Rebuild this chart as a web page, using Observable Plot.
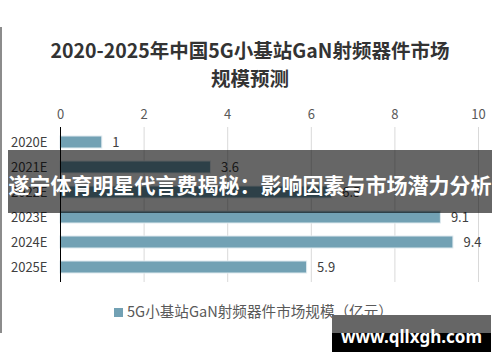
<!DOCTYPE html>
<html><head><meta charset="utf-8">
<script src="https://cdn.jsdelivr.net/npm/d3@7"></script>
<script src="https://cdn.jsdelivr.net/npm/@observablehq/plot@0.6"></script>
<style>
html,body{margin:0;padding:0;background:#fff;}
#wrap{position:relative;width:500px;height:362px;overflow:hidden;font-family:"Noto Sans CJK SC","Noto Sans",sans-serif;}
#border{position:absolute;left:0;top:27px;width:2px;height:306px;background:#8c8c8c;}
#title{position:absolute;left:0;top:36px;width:500px;text-align:center;font-size:19.5px;font-weight:700;line-height:28px;color:#333;}
#chart{position:absolute;left:0;top:95px;}
#legend{position:absolute;left:114px;top:301px;font-size:14.6px;color:#595959;white-space:nowrap;line-height:20px;}
#legend span.sw{display:inline-block;width:9px;height:9px;background:#72a1b4;margin-right:4px;vertical-align:0px;}
#band{position:absolute;left:8px;top:150px;width:484px;height:63px;background:rgba(0,0,0,0.6);}
#bandtext{position:absolute;left:0;top:169px;width:500px;text-align:center;color:#fff;font-size:21px;font-weight:700;line-height:30px;white-space:nowrap;}
#badge1{position:absolute;left:332px;top:315px;width:159px;height:18px;background:#666;}
#badge2{position:absolute;left:332px;top:333px;width:159px;height:19px;background:#000;}
#badgetext{position:absolute;left:332px;top:325px;width:159px;text-align:center;color:#fff;font-family:"Noto Sans",sans-serif;font-size:17px;font-weight:700;line-height:24px;}
</style></head>
<body>
<div id="wrap">
  <div id="border"></div>
  <div id="title">2020-2025年中国5G小基站GaN射频器件市场<br>规模预测</div>
  <div id="chart"></div>
  <div id="legend"><span class="sw"></span>5G小基站GaN射频器件市场规模（亿元）</div>
  <div id="band"></div>
  <div id="bandtext">遂宁体育明星代言费揭秘：影响因素与市场潜力分析</div>
  <div id="badge1"></div>
  <div id="badge2"></div>
  <div id="badgetext">www.qllxgh.com</div>
</div>
<script>
const years = ["2020E","2021E","2022E","2023E","2024E","2025E"];
const values = [1, 3.6, 6.5, 9.1, 9.4, 5.9];
const xTicks = [0, 2, 4, 6, 8, 10];
const seriesName = "5G小基站GaN射频器件市场规模（亿元）";

const data = years.map((y, i) => ({year: y, v: values[i]}));

const chart = Plot.plot({
  width: 500,
  height: 195,
  marginLeft: 60,
  marginRight: 22,
  marginTop: 32,
  marginBottom: 8,
  style: {fontFamily: '"Noto Sans CJK SC","Noto Sans",sans-serif', fontSize: "13px", color: "#595959", background: "transparent"},
  x: {domain: [0, 10], ticks: xTicks},
  y: {domain: years, paddingInner: 0.52, paddingOuter: 0.27},
  marks: [
    Plot.gridX(xTicks.filter(t => t > 0), {stroke: "#d9d9d9", strokeOpacity: 1}),
    Plot.axisX(xTicks, {anchor: "top", tickSize: 0, tickPadding: 9, label: null, fill: "#595959"}),
    Plot.axisY({anchor: "left", tickSize: 0, tickPadding: 13, label: null, fill: "#404040"}),
    Plot.barX(data, {x: "v", y: "year", fill: "#72a1b4", stroke: "#dfeaef", strokeWidth: 1}),
    Plot.ruleX([0], {stroke: "#000", strokeWidth: 1}),
    Plot.text(data, {x: "v", y: "year", text: d => String(d.v), dx: 10, textAnchor: "start", fill: "#404040", fontSize: 13})
  ]
});
document.getElementById("chart").appendChild(chart);
</script>
</body></html>
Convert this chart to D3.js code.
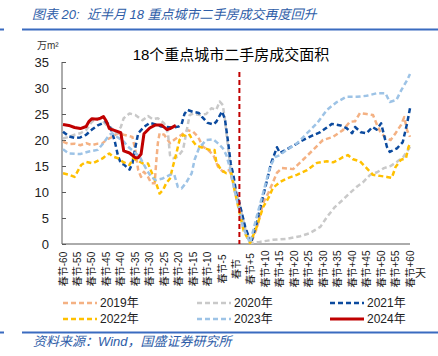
<!DOCTYPE html>
<html><head><meta charset="utf-8">
<script src="https://cdn.jsdelivr.net/npm/d3@7"></script>
<style>body{margin:0;background:#fff;}svg{display:block;}</style>
</head><body>
<script>
const FONT = '"Liberation Sans","Noto Sans CJK SC",sans-serif';

const tickDays = [-60,-55,-50,-45,-40,-35,-30,-25,-20,-15,-10,-5,0,5,10,15,20,25,30,35,40,45,50,55,60];
const tickLabels = ["春节-60","春节-55","春节-50","春节-45","春节-40","春节-35","春节-30","春节-25","春节-20","春节-15","春节-10","春节-5","春节","春节+5","春节+10","春节+15","春节+20","春节+25","春节+30","春节+35","春节+40","春节+45","春节+50","春节+55","春节+60"];
const yTicks = [0,5,10,15,20,25,30,35];

const days2019 = [-60,-58,-56,-54,-52,-50,-48,-46.5,-45,-43,-41,-40,-39,-36,-35,-34,-33,-32,-30.6,-29.5,-28.3,-27.7,-27.2,-26.6,-25,-23,-21.4,-19,-17,-15,-13.3,-11.6,-10,-8,-6.4,-4.7,-3.5,-2.4,-1.2,0,1.7,3.5,5,7,9.2,11,14,15.7,19.6,23,26.5,29.9,33.4,36.8,39.2,41,42.7,45,47.2,48.6,49.8,51.6,53.3,55,56.9,58,59,60];
const vals2019 = [19.7,19.2,19.3,19.0,19.4,19.0,19.3,19.3,20.0,20.6,21.3,21.2,21.0,20.6,18.1,14.2,12.9,13.9,12.9,11.7,11.7,16.2,19.4,21.3,21.0,19.4,20.1,21.0,21.9,21.6,20.6,18.7,18.2,17.1,14.9,13.9,14.2,14.2,11.7,9.1,5.3,2.0,0.2,3.0,7.9,9.8,13.7,14.6,14.4,16.2,18.1,20.0,20.6,21.9,23.5,23.6,25.2,25.0,24.8,22.9,21.5,20.4,20.0,21.3,22.9,24.4,21.9,20.6];

const days2020 = [-60,-58,-56,-54,-52,-50,-48,-46.5,-45,-43,-41.5,-40,-39,-37,-35,-32.5,-30.6,-29,-27.2,-25,-23.7,-23,-22,-20.3,-18.5,-17.5,-16.2,-15,-12.8,-10.5,-8.7,-7,-5.8,-4.7,-4,-3,-2,-0.7,1,3,5,8,12.6,17.4,22,25.4,29,31.3,34,36.8,39.2,41.6,43.8,46.2,48.6,51,53.3,55.5,57.6,59.5,60];
const vals2020 = [20.3,20.6,21.0,21.3,21.9,23.5,24.2,23.8,22.9,22.2,21.3,22.5,24.2,25.1,24.8,23.8,24.6,24.0,24.2,23.2,21.3,17.1,16.5,16.8,18.1,21.0,24.8,25.1,24.8,25.0,26.1,25.8,27.4,26.7,23.8,19.0,14.2,11.0,7.8,3.0,0.2,0.4,0.8,1.0,1.5,2.1,3.3,5.2,7.1,8.5,9.8,11.0,11.9,13.3,13.8,14.6,15.0,15.8,16.7,18.2,18.7];

const days2021 = [-60,-58,-56,-54,-52,-50,-48,-46,-45,-44,-43,-42,-41,-40,-39,-37,-36,-35,-34,-32,-30,-28,-26,-24,-22,-20,-19,-18,-17,-15,-13,-12,-10,-8,-7,-5,-4,-3,-2,-1,0,1,3,5,7,8,10,12,14,15,17,20,23,26,29,31,33,36,38,40,41,43,45,47,48.5,50,51,52,53,55.5,57.5,59,60];
const vals2021 = [21.6,20.7,20.4,20.5,21.0,22.0,22.8,23.3,23.5,22.8,21.5,19.5,17.0,15.5,15.3,14.3,15.5,18.5,21.3,22.5,23.3,23.0,22.6,22.5,22.4,22.6,23.0,25.0,25.8,25.4,25.2,24.5,23.3,23.0,23.5,25.5,24.0,20.0,15.5,13.0,9.5,7.9,3.3,0.2,4.0,6.5,11.0,15.6,18.6,17.5,18.1,19.0,20.0,20.8,21.5,22.3,23.1,22.8,22.3,21.3,22.5,21.5,21.3,22.5,22.0,23.2,21.0,18.7,17.7,18.4,19.6,23.2,26.1];

const days2022 = [-60,-57.7,-56,-55,-53.7,-52,-49.7,-48,-46.2,-45,-44,-42.7,-41,-39.3,-37,-35.8,-34,-32.4,-30.6,-29,-27.8,-26.6,-25.4,-24.3,-23,-22,-20.8,-19.7,-18.5,-17.4,-16.2,-15,-14,-12.8,-11,-9.3,-7.6,-7,-5.3,-3.5,-1.8,-0.7,1.1,2.5,4.7,7,9.2,11,12.6,15,17.4,20.9,24.4,27.8,31.3,33.4,35.3,36.8,38.5,40.3,42.7,45,47.2,49.6,52,53.7,55,56.9,58.6,59.5,60];
const vals2022 = [13.6,13.3,12.9,13.9,15.2,15.8,15.5,16.0,16.5,17.1,17.4,16.8,16.5,15.8,15.2,16.5,16.0,15.5,15.5,13.3,11.7,9.7,10.4,11.7,12.6,14.9,17.4,20.0,21.0,20.7,21.0,19.7,19.0,18.7,18.4,18.1,18.1,15.8,14.2,13.6,13.6,10.4,5.9,2.5,0.2,3.3,7.1,8.8,10.8,11.9,12.6,13.3,14.2,15.6,15.9,15.7,16.2,16.7,17.1,16.3,15.9,14.6,13.3,13.1,12.9,12.7,14.8,16.2,16.5,18.7,19.2];

const days2023 = [-60,-58,-54,-51,-48,-46,-44,-43,-41,-39,-37.5,-36,-33.5,-31,-29.5,-28,-25.5,-23,-21.5,-20.3,-19,-17.5,-15.5,-14.5,-13,-10.5,-8,-6.5,-4.7,-3.5,-2.4,-0.7,1,2.2,4.7,7,9.2,11.6,13.3,15,17.4,21,24.4,27.8,31.3,34.7,38,41.6,45,48.6,51.5,53,55.3,57,59,60];
const vals2023 = [18.2,17.4,17.3,17.8,18.1,19.4,21.0,21.3,20.5,19.7,18.7,18.0,16.8,14.2,12.9,12.3,12.6,13.3,13.3,11.0,10.7,11.7,13.6,16.2,18.4,20.0,20.1,19.4,18.4,17.1,14.9,10.4,6.5,3.3,0.2,5.3,9.8,14.8,16.7,17.1,18.1,19.4,21.3,23.2,25.8,27.3,28.3,28.3,28.5,29.0,29.0,27.3,27.7,29.6,31.5,32.7];

const days2024 = [-60,-58,-56,-54,-52,-51,-50,-48,-47,-46,-45,-44,-42,-40,-39,-37,-35,-34,-33,-32,-30,-28,-26,-24,-23,-21];
const vals2024 = [23.0,22.8,22.4,22.2,22.6,23.6,24.1,24.0,24.2,24.5,23.6,22.2,21.8,21.4,17.9,17.5,16.6,16.6,17.3,21.2,22.3,22.9,22.9,22.0,22.2,22.8];

const seriesNames = ["2019年","2020年","2021年","2022年","2023年","2024年"];
const seriesColors = ["#F4B183","#C9C9C9","#0B4A9E","#FFC000","#9DC3E6","#C00000"];

const data = [
  {name: seriesNames[0], days: days2019, vals: vals2019, color: seriesColors[0], dash: true},
  {name: seriesNames[1], days: days2020, vals: vals2020, color: seriesColors[1], dash: true},
  {name: seriesNames[2], days: days2021, vals: vals2021, color: seriesColors[2], dash: true},
  {name: seriesNames[3], days: days2022, vals: vals2022, color: seriesColors[3], dash: true},
  {name: seriesNames[4], days: days2023, vals: vals2023, color: seriesColors[4], dash: true},
  {name: seriesNames[5], days: days2024, vals: vals2024, color: seriesColors[5], dash: false}
];

const W = 438, H = 356;
const svg = d3.select("body").append("svg").attr("width", W).attr("height", H)
  .style("font-family", FONT);

const blue = "#2E5DA8";
// header
svg.append("text").attr("x", 32).attr("y", 19).attr("font-size", 13).attr("font-style", "italic")
  .style("white-space", "pre")
  .attr("fill", blue).text("图表 20:  近半月 18 重点城市二手房成交再度回升");
svg.append("rect").attr("x", 0).attr("y", 28.5).attr("width", 4).attr("height", 2).attr("fill", "#3A6BC0");
svg.append("rect").attr("x", 22).attr("y", 28.5).attr("width", 416).attr("height", 2).attr("fill", "#3A6BC0");
svg.append("rect").attr("x", 0).attr("y", 331.5).attr("width", 4).attr("height", 2).attr("fill", "#3A6BC0");
svg.append("rect").attr("x", 22).attr("y", 331.5).attr("width", 416).attr("height", 2).attr("fill", "#3A6BC0");
svg.append("text").attr("x", 33).attr("y", 346).attr("font-size", 13).attr("font-style", "italic")
  .attr("fill", blue).text("资料来源：Wind，国盛证券研究所");

const x = d3.scaleLinear().domain([-60, 60]).range([63, 410]);
const y = d3.scaleLinear().domain([0, 35]).range([244, 62]);

// chart title & unit
svg.append("text").attr("x", 231).attr("y", 60).attr("text-anchor", "middle").attr("font-size", 15)
  .attr("fill", "#000").text("18个重点城市二手房成交面积");
svg.append("text").attr("x", 37).attr("y", 49).attr("font-size", 10).attr("fill", "#333").text("万m²");

// y axis
const yAxis = d3.axisRight(y).tickValues(yTicks).tickSize(4).tickFormat("");
const ya = svg.append("g").attr("transform", "translate(62,0)").call(yAxis);
ya.selectAll("path,line").attr("stroke", "#595959");
ya.select(".domain").attr("d", `M0,${y(35)}V${y(0)}`);
svg.append("g").selectAll("text").data(yTicks).join("text")
  .attr("x", 49).attr("y", d => y(d)).attr("dy", "0.35em").attr("text-anchor", "end")
  .attr("font-size", 13).attr("fill", "#222").text(d => d);

// x axis line
svg.append("line").attr("x1", 62).attr("x2", 410).attr("y1", y(0)).attr("y2", y(0))
  .attr("stroke", "#595959").attr("stroke-width", 1);
svg.append("g").selectAll("text").data(tickDays).join("text")
  .attr("transform", (d) => `translate(${x(d)},269) rotate(-90)`)
  .attr("text-anchor", "middle").attr("dy", "0.35em").attr("font-size", 10).attr("fill", "#222")
  .text((d, i) => tickLabels[i]);
svg.append("text").attr("x", 415).attr("y", 277).attr("font-size", 11).attr("fill", "#222").text("天");

// series
const line = d3.line().x(d => x(d[0])).y(d => y(d[1]));
data.forEach(s => {
  const pts = s.days.map((d, i) => [d, s.vals[i]]);
  svg.append("path").datum(pts).attr("d", line).attr("fill", "none")
    .attr("stroke", s.color).attr("stroke-width", s.dash ? 2.5 : 3)
    .attr("stroke-dasharray", s.dash ? "5,3" : null)
    .attr("stroke-linejoin", "round");
});

// Spring Festival marker
svg.append("line").attr("x1", x(1)).attr("x2", x(1)).attr("y1", 72).attr("y2", y(0))
  .attr("stroke", "#C00000").attr("stroke-width", 2).attr("stroke-dasharray", "5,3");

// legend
const legCols = [63, 197, 330];
const legRows = [303, 319];
data.forEach((s, i) => {
  const lx = legCols[i % 3], ly = legRows[Math.floor(i / 3)];
  svg.append("line").attr("x1", lx).attr("x2", lx + 34).attr("y1", ly).attr("y2", ly)
    .attr("stroke", s.color).attr("stroke-width", s.dash ? 2.5 : 3)
    .attr("stroke-dasharray", s.dash ? "5,3" : null);
  svg.append("text").attr("x", lx + 37).attr("y", ly).attr("dy", "0.36em").attr("font-size", 12)
    .attr("fill", "#222").text(s.name);
});
</script>
</body></html>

• _PROBLEM DETAILS_
From the data, pick out every line that includes "this".

• _REPLY_
Rebuild this chart as a web page, using Observable Plot.
Convert this chart to D3.js code.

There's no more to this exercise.